Charts and diagrams as code:
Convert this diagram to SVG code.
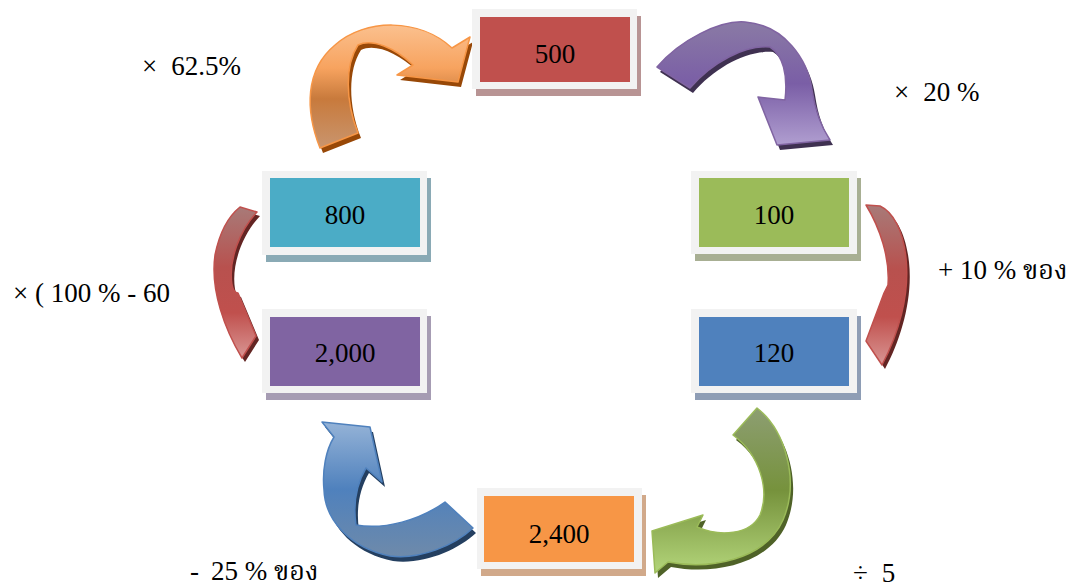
<svg xmlns="http://www.w3.org/2000/svg" width="1078" height="587" viewBox="0 0 1078 587">
<defs>
<style>
.frame{fill:#F2F2F2}
.num{font-family:"Liberation Serif","Times New Roman",serif;font-size:27px;fill:#000;text-anchor:middle}
.lbl{font-family:"Liberation Serif","Times New Roman","Noto Serif Thai","Noto Sans Thai",serif;font-size:27px;fill:#000}
.arr{stroke-width:1.5;stroke-linejoin:round}
</style>
<linearGradient id="gOrange" x1="0" y1="0" x2="0" y2="1">
<stop offset="0" stop-color="#FBC08E"/><stop offset="0.35" stop-color="#F7A35F"/><stop offset="0.6" stop-color="#C87A3C"/><stop offset="1" stop-color="#C9956E"/>
</linearGradient>
<linearGradient id="gPurple" x1="0" y1="0" x2="0" y2="1">
<stop offset="0" stop-color="#8A7AA5"/><stop offset="0.5" stop-color="#7A5EA6"/><stop offset="1" stop-color="#B09ED0"/>
</linearGradient>
<linearGradient id="gRed" x1="0" y1="0" x2="0" y2="1">
<stop offset="0" stop-color="#A87A78"/><stop offset="0.4" stop-color="#B8514E"/><stop offset="0.7" stop-color="#C0504D"/><stop offset="1" stop-color="#D99694"/>
</linearGradient>
<linearGradient id="gGreen" x1="0" y1="0" x2="0" y2="1">
<stop offset="0" stop-color="#8D9E72"/><stop offset="0.5" stop-color="#76923C"/><stop offset="1" stop-color="#B3D57A"/>
</linearGradient>
<linearGradient id="gBlue" x1="0" y1="0" x2="0" y2="1">
<stop offset="0" stop-color="#95B3D7"/><stop offset="0.5" stop-color="#4F81BD"/><stop offset="1" stop-color="#6E8AAA"/>
</linearGradient>
</defs>
<rect width="1078" height="587" fill="#FFFFFF"/>

<g id="connectors">
<g id="arrow-500-100">
<path transform="translate(3,5)" fill="#3F3151" d="M657,67 C680,40 720,20 745,22 C785,25 808,60 812,90 C815,110 820,125 830,140 L777,145 L758,97 L785,100 C788,75 783,55 770,47 C745,45 712,62 690,88 Z"/>
<path class="arr" fill="url(#gPurple)" stroke="#8064A2" d="M657,67 C680,40 720,20 745,22 C785,25 808,60 812,90 C815,110 820,125 830,140 L777,145 L758,97 L785,100 C788,75 783,55 770,47 C745,45 712,62 690,88 Z"/>
</g>
<g id="arrow-100-120">
<path transform="translate(3,4)" fill="#632523" d="M880,206 L866,205 C880,228 890,258 888,285 L884,293 L866,341 L882,365 C898,335 910,295 906,258 C903,230 893,212 880,206 Z"/>
<path class="arr" fill="url(#gRed)" stroke="#C0504D" d="M880,206 L866,205 C880,228 890,258 888,285 L884,293 L866,341 L882,365 C898,335 910,295 906,258 C903,230 893,212 880,206 Z"/>
</g>
<g id="arrow-120-2400">
<path transform="translate(3,5)" fill="#4F6228" d="M757,408 C785,430 800,480 783,520 C765,560 710,570 668,562 L655,573 L652,531 L703,515 L697,527 C720,537 750,535 760,515 C770,490 760,455 733,435 Z"/>
<path class="arr" fill="url(#gGreen)" stroke="#9BBB59" d="M757,408 C785,430 800,480 783,520 C765,560 710,570 668,562 L655,573 L652,531 L703,515 L697,527 C720,537 750,535 760,515 C770,490 760,455 733,435 Z"/>
</g>
<g id="arrow-2400-2000">
<path transform="translate(3,5)" fill="#243F60" d="M445,502 L473,528 C455,545 420,560 390,556 C350,548 325,520 324,490 C322,470 326,450 334,437 L322,422 L370,427 L382,482 L366,468 C356,485 353,505 356,525 C385,530 420,520 445,502 Z"/>
<path class="arr" fill="url(#gBlue)" stroke="#4F81BD" d="M445,502 L473,528 C455,545 420,560 390,556 C350,548 325,520 324,490 C322,470 326,450 334,437 L322,422 L370,427 L382,482 L366,468 C356,485 353,505 356,525 C385,530 420,520 445,502 Z"/>
</g>
<g id="arrow-800-2000">
<path transform="translate(3,4)" fill="#632523" d="M240,207 L257,212 C240,230 228,260 232,285 C233,290 235,293 238,293 L256,336 L242,358 C225,330 210,290 215,255 C220,230 230,215 240,207 Z"/>
<path class="arr" fill="url(#gRed)" stroke="#C0504D" d="M240,207 L257,212 C240,230 228,260 232,285 C233,290 235,293 238,293 L256,336 L242,358 C225,330 210,290 215,255 C220,230 230,215 240,207 Z"/>
</g>
<g id="arrow-800-500">
<path transform="translate(3,5)" fill="#984807" d="M320,148 C305,110 305,70 335,45 C365,18 420,18 452,48 L470,37 L458,82 L397,75 L413,65 C395,48 372,38 358,45 C345,65 345,100 358,133 Z"/>
<path class="arr" fill="url(#gOrange)" stroke="#F79646" d="M320,148 C305,110 305,70 335,45 C365,18 420,18 452,48 L470,37 L458,82 L397,75 L413,65 C395,48 372,38 358,45 C345,65 345,100 358,133 Z"/>
</g>
</g>

<g id="node-500">
<rect x="476" y="16" width="165" height="80" fill="#B89494"/>
<rect class="frame" x="472" y="9" width="165" height="80"/>
<rect x="480" y="17" width="150" height="65" fill="#C0504D"/>
<text class="num" x="555" y="63">500</text>
</g>
<g id="node-100">
<rect x="695" y="178" width="166" height="83" fill="#A8AF93"/>
<rect class="frame" x="691" y="171" width="166" height="83"/>
<rect x="699" y="178" width="150" height="69" fill="#9BBB59"/>
<text class="num" x="774" y="224">100</text>
</g>
<g id="node-120">
<rect x="695" y="316" width="166" height="84" fill="#8E9DB5"/>
<rect class="frame" x="691" y="309" width="166" height="84"/>
<rect x="699" y="317" width="150" height="69" fill="#4F81BD"/>
<text class="num" x="774" y="362">120</text>
</g>
<g id="node-2400">
<rect x="481" y="495" width="165" height="81" fill="#D1A98A"/>
<rect class="frame" x="477" y="488" width="165" height="81"/>
<rect x="484" y="496" width="150" height="66" fill="#F79646"/>
<text class="num" x="559" y="543">2,400</text>
</g>
<g id="node-2000">
<rect x="266" y="316" width="165" height="84" fill="#A69CB3"/>
<rect class="frame" x="262" y="309" width="165" height="84"/>
<rect x="270" y="317" width="150" height="69" fill="#8064A2"/>
<text class="num" x="345" y="362">2,000</text>
</g>
<g id="node-800">
<rect x="266" y="178" width="165" height="84" fill="#8AAAB5"/>
<rect class="frame" x="262" y="171" width="165" height="84"/>
<rect x="270" y="178" width="150" height="69" fill="#4BACC6"/>
<text class="num" x="345" y="224">800</text>
</g>

<g id="labels">
<text class="lbl" x="142" y="75">×<tspan dx="14">62.5%</tspan></text>
<text class="lbl" x="894" y="101">×<tspan dx="14">20 %</tspan></text>
<text class="lbl" x="938" y="279">+ 10 % ของ</text>
<text class="lbl" x="13" y="302">× ( 100 % - 60</text>
<text class="lbl" x="190" y="580">-<tspan dx="12">25 % ของ</tspan></text>
<text class="lbl" x="853" y="582">÷<tspan dx="14">5</tspan></text>
</g>
</svg>
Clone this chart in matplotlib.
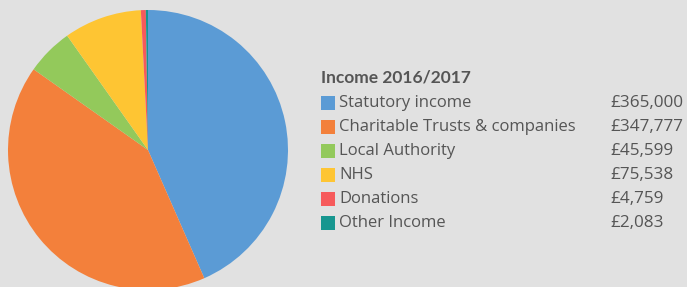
import matplotlib
matplotlib.use("Agg")
import matplotlib.pyplot as plt
from matplotlib.patches import Rectangle

# income sources, clockwise from the top of the pie
labels = ["Statutory income", "Charitable Trusts & companies", "Local Authority",
          "NHS", "Donations", "Other Income"]
values = [365000, 347777, 45599, 75538, 4759, 2083]
colors = ["#5b9bd5", "#f3803b", "#93c95b", "#fec533", "#f65a5b", "#17968f"]
title = "Income 2016/2017"

W, H = 687, 287
bg = "#e1e1e1"
txt_col = "#555555"

fig = plt.figure(figsize=(W / 100, H / 100), dpi=100, facecolor=bg)

# pie: centre about (148, 150) px from top-left, radius ~140 px
cx, cy, r = 148, 150, 140
ax = fig.add_axes([(cx - r) / W, (H - cy - r) / H, 2 * r / W, 2 * r / H])
ax.set_facecolor(bg)
ax.pie(values, colors=colors, startangle=90, counterclock=False, radius=1,
       wedgeprops=dict(linewidth=0))
ax.set_xlim(-1, 1)
ax.set_ylim(-1, 1)
ax.set_aspect("equal")
ax.axis("off")

fig.text(321 / W, 1 - 77.5 / H, title, fontsize=12.5, fontweight="bold",
         color=txt_col, family="Lato", va="center", ha="left")

y0, dy = 103, 24
for i, (lab, val, col) in enumerate(zip(labels, values, colors)):
    y = y0 + i * dy
    fig.patches.append(Rectangle((321 / W, 1 - (y + 7) / H), 14 / W, 14 / H,
                                 transform=fig.transFigure, facecolor=col,
                                 edgecolor="none"))
    fig.text(339 / W, 1 - y / H, lab, fontsize=12.0, color=txt_col,
             family="Open Sans", va="center", ha="left")
    fig.text(610 / W, 1 - y / H, f"£{val:,}", fontsize=12.3, color=txt_col,
             family="Open Sans", va="center", ha="left")

fig.savefig("out.png", dpi=100, facecolor=bg)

## [Instructions for the task]
Please reproduce nothing but the lines from the one containing "Clone this chart in matplotlib." through the closing line of the listing, retyped word for word, pictures excluded.

## [Written answer]
Clone this chart in matplotlib.
import matplotlib
matplotlib.use("Agg")
import matplotlib.pyplot as plt
from matplotlib.patches import Rectangle

# income sources, clockwise from the top of the pie
labels = ["Statutory income", "Charitable Trusts & companies", "Local Authority",
          "NHS", "Donations", "Other Income"]
values = [365000, 347777, 45599, 75538, 4759, 2083]
colors = ["#5b9bd5", "#f3803b", "#93c95b", "#fec533", "#f65a5b", "#17968f"]
title = "Income 2016/2017"

W, H = 687, 287
bg = "#e1e1e1"
txt_col = "#555555"

fig = plt.figure(figsize=(W / 100, H / 100), dpi=100, facecolor=bg)

# pie: centre about (148, 150) px from top-left, radius ~140 px
cx, cy, r = 148, 150, 140
ax = fig.add_axes([(cx - r) / W, (H - cy - r) / H, 2 * r / W, 2 * r / H])
ax.set_facecolor(bg)
ax.pie(values, colors=colors, startangle=90, counterclock=False, radius=1,
       wedgeprops=dict(linewidth=0))
ax.set_xlim(-1, 1)
ax.set_ylim(-1, 1)
ax.set_aspect("equal")
ax.axis("off")

fig.text(321 / W, 1 - 77.5 / H, title, fontsize=12.5, fontweight="bold",
         color=txt_col, family="Lato", va="center", ha="left")

y0, dy = 103, 24
for i, (lab, val, col) in enumerate(zip(labels, values, colors)):
    y = y0 + i * dy
    fig.patches.append(Rectangle((321 / W, 1 - (y + 7) / H), 14 / W, 14 / H,
                                 transform=fig.transFigure, facecolor=col,
                                 edgecolor="none"))
    fig.text(339 / W, 1 - y / H, lab, fontsize=12.0, color=txt_col,
             family="Open Sans", va="center", ha="left")
    fig.text(610 / W, 1 - y / H, f"£{val:,}", fontsize=12.3, color=txt_col,
             family="Open Sans", va="center", ha="left")

fig.savefig("out.png", dpi=100, facecolor=bg)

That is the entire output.